Yosemite National Park in California is visited by 3.7 million people each year, and most spend their time in Yosemite Valley, a good-luck-finding-any-privacy campground strewn around modern amenities that would offend a true outdoorsman. Apart from this (though it’s not a bad choice for families on the camping grind), the valley is a solid base for exploring the rest of the park’s features, from cliff faces and waterfalls to mountain peaks and hiking trails. A few highlights:
Bridalveil Fall – A 617 ft. fall just outside Yosemite Valley. The native tribe who once lived near this fall thought that breathing in its mist improved luck in marriage, and when the wind picks up visitors will notice that the fall gives the appearance of falling sideways. Tradition seems to be to carve your name in a large log that lies alongside the fall’s trail.
Glacier Point – A scenic overlook at the south end of Yosemite Valley, Glacier Point provides spectacular views of Half Dome, Nevada Fall and other popular features of the park. Visit at sunset (during warmer months) for an outdoor presentation given by one of Yosemite’s park rangers.
Half Dome – Pictured above (as viewed from Glacier Point), thousands of crazies ascend it each year, using steel cables bolted down along the final stretch of the trail to reach the top of this granite crest. Was I game to hike the strenuous 8.5 mile trail that climbs 4,800 ft to Half Dome’s peak? Review those numbers (and note a lack of telling photos) and take a guess.
Tunnel View – Ne’er has a destination in Yosemite National Park been so photographed.

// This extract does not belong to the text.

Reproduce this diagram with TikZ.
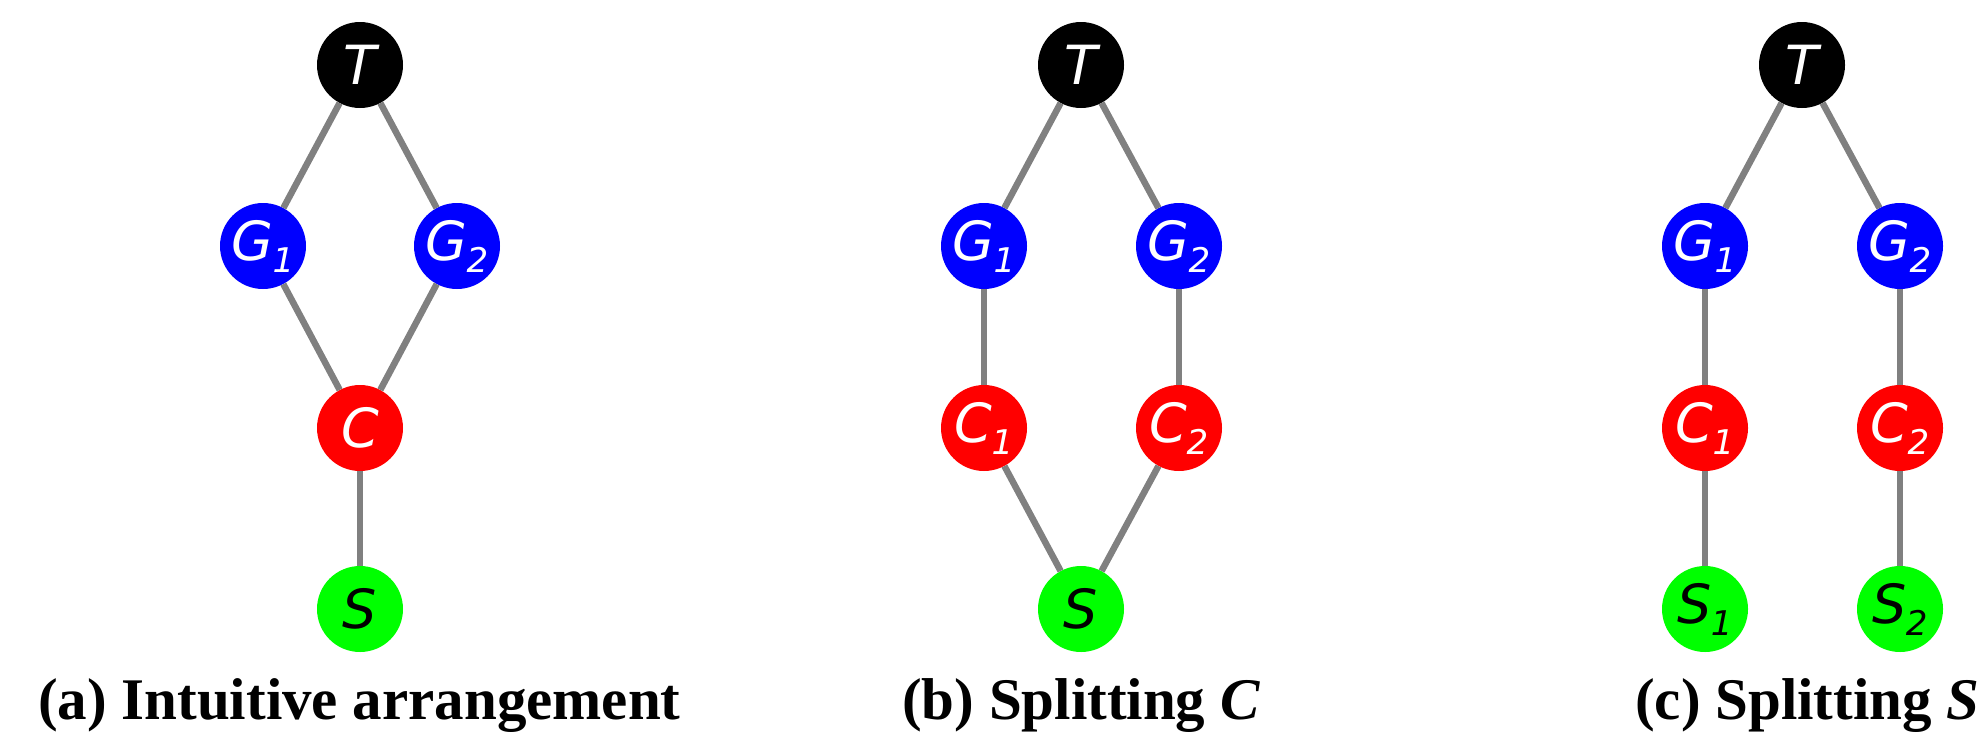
\documentclass[tikz,border=0pt]{standalone}
\usepackage{fontspec}
\newfontfamily\lblfont{DejaVu Sans}
\newfontfamily\capfont{Liberation Serif}
\newcommand{\lbl}[2]{#1\kern-1pt\raisebox{-12pt}{\fontsize{34}{34}\selectfont #2}}
\definecolor{edgegray}{HTML}{808080}
\definecolor{nblue}{HTML}{0000FF}
\definecolor{nred}{HTML}{FF0000}
\definecolor{ngreen}{HTML}{00FF00}
\begin{document}
\begin{tikzpicture}[x=1pt,y=-1pt,
  vtx/.style={circle,minimum size=86pt,inner sep=0pt,font=\lblfont\itshape\fontsize{54}{54}\selectfont},
  tnode/.style={vtx,fill=black,text=white},
  gnode/.style={vtx,fill=nblue,text=white},
  cnode/.style={vtx,fill=nred,text=white},
  snode/.style={vtx,fill=ngreen,text=black},
  edge/.style={draw=edgegray,line width=6.5pt},
  captext/.style={anchor=base west,inner sep=0pt,font=\capfont\bfseries\fontsize{59}{59}\selectfont}]
\useasboundingbox (0,0) rectangle (1977,745);
% (a)
\node[tnode] (aT) at (360,65) {T};
\node[gnode] (aG1) at (263,246) {\lbl{G}{1}};
\node[gnode] (aG2) at (457,246) {\lbl{G}{2}};
\node[cnode] (aC) at (360,428) {C};
\node[snode] (aS) at (360,609) {S};
\draw[edge] (aT) -- (aG1);
\draw[edge] (aT) -- (aG2);
\draw[edge] (aG1) -- (aC);
\draw[edge] (aG2) -- (aC);
\draw[edge] (aC) -- (aS);
\node[captext] (capa) at (38,719) {(a) Intuitive arrangement};
% (b)
\node[tnode] (bT) at (1081,65) {T};
\node[gnode] (bG1) at (984,246) {\lbl{G}{1}};
\node[gnode] (bG2) at (1179,246) {\lbl{G}{2}};
\node[cnode] (bC1) at (984,428) {\lbl{C}{1}};
\node[cnode] (bC2) at (1179,428) {\lbl{C}{2}};
\node[snode] (bS) at (1081,609) {S};
\draw[edge] (bT) -- (bG1);
\draw[edge] (bT) -- (bG2);
\draw[edge] (bG1) -- (bC1);
\draw[edge] (bG2) -- (bC2);
\draw[edge] (bC1) -- (bS);
\draw[edge] (bC2) -- (bS);
\node[captext] (capb) at (902,719) {(b) Splitting \textit{C}};
% (c)
\node[tnode] (cT) at (1802,65) {T};
\node[gnode] (cG1) at (1705,246) {\lbl{G}{1}};
\node[gnode] (cG2) at (1900,246) {\lbl{G}{2}};
\node[cnode] (cC1) at (1705,428) {\lbl{C}{1}};
\node[cnode] (cC2) at (1900,428) {\lbl{C}{2}};
\node[snode] (cS1) at (1705,609) {\lbl{S}{1}};
\node[snode] (cS2) at (1900,609) {\lbl{S}{2}};
\draw[edge] (cT) -- (cG1);
\draw[edge] (cT) -- (cG2);
\draw[edge] (cG1) -- (cC1);
\draw[edge] (cG2) -- (cC2);
\draw[edge] (cC1) -- (cS1);
\draw[edge] (cC2) -- (cS2);
\node[captext] (capc) at (1635,719) {(c) Splitting \textit{S}};
\end{tikzpicture}
\end{document}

Tunnel view, at the east end of Wawona Tunnel (hence the name), is an overlook famous for its views of iconic formations like El Capitan, Half Dome and Bridalveil Fall. Push your way to the front of the crowd for the Yosemite photo to make your friends jealous.

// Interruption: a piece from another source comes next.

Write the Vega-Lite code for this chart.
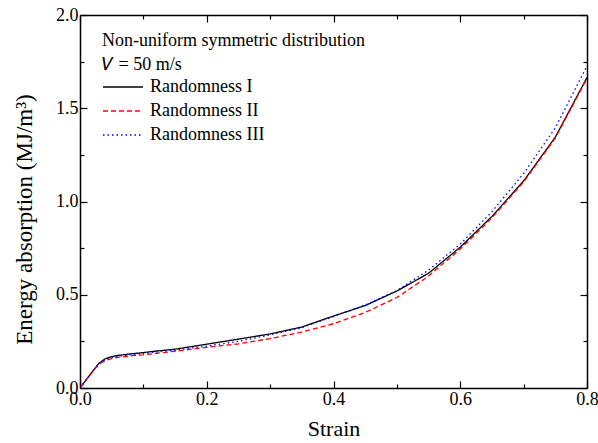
{
  "$schema": "https://vega.github.io/schema/vega-lite/v6.json",
  "width": 507,
  "height": 373,
  "autosize": {"type": "none"},
  "padding": {"left": 80, "top": 15, "right": 11, "bottom": 55},
  "background": "white",
  "config": {
    "font": "Liberation Serif",
    "view": {"stroke": null},
    "axis": {
      "domainColor": "black",
      "domainWidth": 1.5,
      "tickColor": "black",
      "tickWidth": 1.2,
      "grid": false,
      "labelFont": "Liberation Serif",
      "labelFontSize": 18,
      "labelColor": "black",
      "titleFont": "Liberation Serif",
      "titleFontSize": 22,
      "titleFontWeight": "normal",
      "titleColor": "black"
    },
    "legend": {
      "labelFont": "Liberation Serif",
      "titleFont": "Liberation Serif"
    }
  },
  "data": {
    "values": [
      {"strain": 0.0, "energy": 0.0, "series": "Randomness I"},
      {"strain": 0.01, "energy": 0.045, "series": "Randomness I"},
      {"strain": 0.02, "energy": 0.09, "series": "Randomness I"},
      {"strain": 0.03, "energy": 0.133, "series": "Randomness I"},
      {"strain": 0.04, "energy": 0.157, "series": "Randomness I"},
      {"strain": 0.05, "energy": 0.168, "series": "Randomness I"},
      {"strain": 0.06, "energy": 0.175, "series": "Randomness I"},
      {"strain": 0.08, "energy": 0.183, "series": "Randomness I"},
      {"strain": 0.1, "energy": 0.19, "series": "Randomness I"},
      {"strain": 0.12, "energy": 0.198, "series": "Randomness I"},
      {"strain": 0.15, "energy": 0.208, "series": "Randomness I"},
      {"strain": 0.2, "energy": 0.235, "series": "Randomness I"},
      {"strain": 0.25, "energy": 0.262, "series": "Randomness I"},
      {"strain": 0.3, "energy": 0.29, "series": "Randomness I"},
      {"strain": 0.35, "energy": 0.327, "series": "Randomness I"},
      {"strain": 0.4, "energy": 0.386, "series": "Randomness I"},
      {"strain": 0.45, "energy": 0.442, "series": "Randomness I"},
      {"strain": 0.5, "energy": 0.52, "series": "Randomness I"},
      {"strain": 0.55, "energy": 0.615, "series": "Randomness I"},
      {"strain": 0.6, "energy": 0.755, "series": "Randomness I"},
      {"strain": 0.65, "energy": 0.92, "series": "Randomness I"},
      {"strain": 0.7, "energy": 1.11, "series": "Randomness I"},
      {"strain": 0.75, "energy": 1.345, "series": "Randomness I"},
      {"strain": 0.8, "energy": 1.665, "series": "Randomness I"},

      {"strain": 0.0, "energy": 0.0, "series": "Randomness II"},
      {"strain": 0.01, "energy": 0.045, "series": "Randomness II"},
      {"strain": 0.02, "energy": 0.088, "series": "Randomness II"},
      {"strain": 0.03, "energy": 0.128, "series": "Randomness II"},
      {"strain": 0.04, "energy": 0.148, "series": "Randomness II"},
      {"strain": 0.05, "energy": 0.158, "series": "Randomness II"},
      {"strain": 0.06, "energy": 0.164, "series": "Randomness II"},
      {"strain": 0.08, "energy": 0.172, "series": "Randomness II"},
      {"strain": 0.1, "energy": 0.178, "series": "Randomness II"},
      {"strain": 0.12, "energy": 0.186, "series": "Randomness II"},
      {"strain": 0.15, "energy": 0.197, "series": "Randomness II"},
      {"strain": 0.2, "energy": 0.218, "series": "Randomness II"},
      {"strain": 0.25, "energy": 0.237, "series": "Randomness II"},
      {"strain": 0.3, "energy": 0.265, "series": "Randomness II"},
      {"strain": 0.35, "energy": 0.3, "series": "Randomness II"},
      {"strain": 0.4, "energy": 0.345, "series": "Randomness II"},
      {"strain": 0.45, "energy": 0.405, "series": "Randomness II"},
      {"strain": 0.5, "energy": 0.485, "series": "Randomness II"},
      {"strain": 0.55, "energy": 0.6, "series": "Randomness II"},
      {"strain": 0.6, "energy": 0.745, "series": "Randomness II"},
      {"strain": 0.65, "energy": 0.912, "series": "Randomness II"},
      {"strain": 0.7, "energy": 1.105, "series": "Randomness II"},
      {"strain": 0.75, "energy": 1.34, "series": "Randomness II"},
      {"strain": 0.8, "energy": 1.66, "series": "Randomness II"},

      {"strain": 0.0, "energy": 0.0, "series": "Randomness III"},
      {"strain": 0.01, "energy": 0.045, "series": "Randomness III"},
      {"strain": 0.02, "energy": 0.09, "series": "Randomness III"},
      {"strain": 0.03, "energy": 0.13, "series": "Randomness III"},
      {"strain": 0.04, "energy": 0.153, "series": "Randomness III"},
      {"strain": 0.05, "energy": 0.163, "series": "Randomness III"},
      {"strain": 0.06, "energy": 0.17, "series": "Randomness III"},
      {"strain": 0.08, "energy": 0.178, "series": "Randomness III"},
      {"strain": 0.1, "energy": 0.185, "series": "Randomness III"},
      {"strain": 0.12, "energy": 0.193, "series": "Randomness III"},
      {"strain": 0.15, "energy": 0.203, "series": "Randomness III"},
      {"strain": 0.2, "energy": 0.225, "series": "Randomness III"},
      {"strain": 0.25, "energy": 0.25, "series": "Randomness III"},
      {"strain": 0.3, "energy": 0.285, "series": "Randomness III"},
      {"strain": 0.35, "energy": 0.323, "series": "Randomness III"},
      {"strain": 0.4, "energy": 0.383, "series": "Randomness III"},
      {"strain": 0.45, "energy": 0.445, "series": "Randomness III"},
      {"strain": 0.5, "energy": 0.522, "series": "Randomness III"},
      {"strain": 0.55, "energy": 0.632, "series": "Randomness III"},
      {"strain": 0.6, "energy": 0.772, "series": "Randomness III"},
      {"strain": 0.65, "energy": 0.945, "series": "Randomness III"},
      {"strain": 0.7, "energy": 1.15, "series": "Randomness III"},
      {"strain": 0.75, "energy": 1.395, "series": "Randomness III"},
      {"strain": 0.8, "energy": 1.727, "series": "Randomness III"}
    ]
  },
  "layer": [
    {
      "mark": {"type": "line", "strokeWidth": 1.3, "clip": true},
      "encoding": {
        "x": {
          "field": "strain", "type": "quantitative",
          "scale": {"domain": [0, 0.8], "nice": false, "zero": false},
          "axis": {
            "orient": "bottom",
            "title": "Strain",
            "values": [0, 0.1, 0.2, 0.3, 0.4, 0.5, 0.6, 0.7, 0.8],
            "labelExpr": "round(datum.value*10) % 2 == 0 ? format(datum.value, '.1f') : ''",
            "tickSize": {"condition": {"test": "round(datum.value*10) % 2 == 1", "value": -4}, "value": -7},
            "labelPadding": 9,
            "labelFlush": false,
            "titlePadding": 10
          }
        },
        "y": {
          "field": "energy", "type": "quantitative",
          "scale": {"domain": [0, 2], "nice": false},
          "axis": {
            "orient": "left",
            "title": "Energy absorption (MJ/m³)",
            "titleFontSize": 23,
            "titleY": 204,
            "values": [0, 0.25, 0.5, 0.75, 1, 1.25, 1.5, 1.75, 2],
            "labelExpr": "round(datum.value*4) % 2 == 0 ? format(datum.value, '.1f') : ''",
            "tickSize": {"condition": {"test": "round(datum.value*4) % 2 == 1", "value": -4}, "value": -7},
            "labelPadding": 9,
            "labelFlush": false,
            "titlePadding": 19
          }
        },
        "color": {
          "field": "series", "type": "nominal",
          "scale": {"domain": ["Randomness I", "Randomness II", "Randomness III"], "range": ["black", "#ff0000", "#0000ff"]},
          "legend": {
            "title": ["Non-uniform symmetric distribution", "𝑉 = 50 m/s"],
            "orient": "none",
            "legendX": 22,
            "legendY": 17,
            "titleFontSize": 18,
            "titleFontWeight": "normal",
            "titleColor": "black",
            "titleLimit": 500,
            "titleLineHeight": 24,
            "titlePadding": 2,
            "labelFontSize": 18,
            "labelColor": "black",
            "labelLimit": 300,
            "symbolType": "M-1,0H3",
            "symbolSize": 400,
            "symbolStrokeWidth": 1.3,
            "rowPadding": 4,
            "labelOffset": 26
          }
        },
        "strokeDash": {
          "field": "series", "type": "nominal",
          "scale": {"domain": ["Randomness I", "Randomness II", "Randomness III"], "range": [[1, 0], [5, 3], [1.5, 3]]},
          "legend": null
        }
      }
    },
    {
      "mark": {"type": "line", "opacity": 0},
      "encoding": {
        "x": {
          "field": "strain", "type": "quantitative",
          "axis": {
            "orient": "top", "title": null, "labels": false,
            "values": [0, 0.1, 0.2, 0.3, 0.4, 0.5, 0.6, 0.7, 0.8],
            "tickSize": {"condition": {"test": "round(datum.value*10) % 2 == 1", "value": -4}, "value": -7}
          }
        },
        "y": {
          "field": "energy", "type": "quantitative",
          "axis": {
            "orient": "right", "title": null, "labels": false,
            "values": [0, 0.25, 0.5, 0.75, 1, 1.25, 1.5, 1.75, 2],
            "tickSize": {"condition": {"test": "round(datum.value*4) % 2 == 1", "value": -4}, "value": -7}
          }
        },
        "detail": {"field": "series"}
      }
    }
  ],
  "resolve": {"axis": {"x": "independent", "y": "independent"}}
}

El Capitan – A 3,000 ft. tall cliff of solid granite, El Capitan is a popular destination for rock climbers and a source of controversy within the base jumping community, many of whom wish the sport would became legal within the park (restrictions certainly haven’t kept a few rebels from doing it anyway). The less athletically inclined set (look this way) can always admire El Capitan from the safe floor of Yosemite Valley.
Tuolumne Meadows – In the nicest way possible, while scenic, Tuolumne Meadows isn’t much to look at compared to the more rugged regions of the park – but these meadows at the eastern edge of Yosemite National Park offer camping, hiking and access to plenty of rock climbing. Tuolumne’s biggest perk: it’s not nearly as crowded as its similarly flat counterpart, Yosemite Valley. That in itself is something.
Tioga Pass Road – Bypass this paragraph if visiting during winter; Tioga Pass Road, an east-west route through the Sierra Nevadas, more or less closes up mid-October through May. If accessible, drive the pass to feel “above the park” at an elevation of nearly 10,000 ft. and consider venturing outside of Yosemite National Park via its eastern gate to see the alienesque Mono Lake.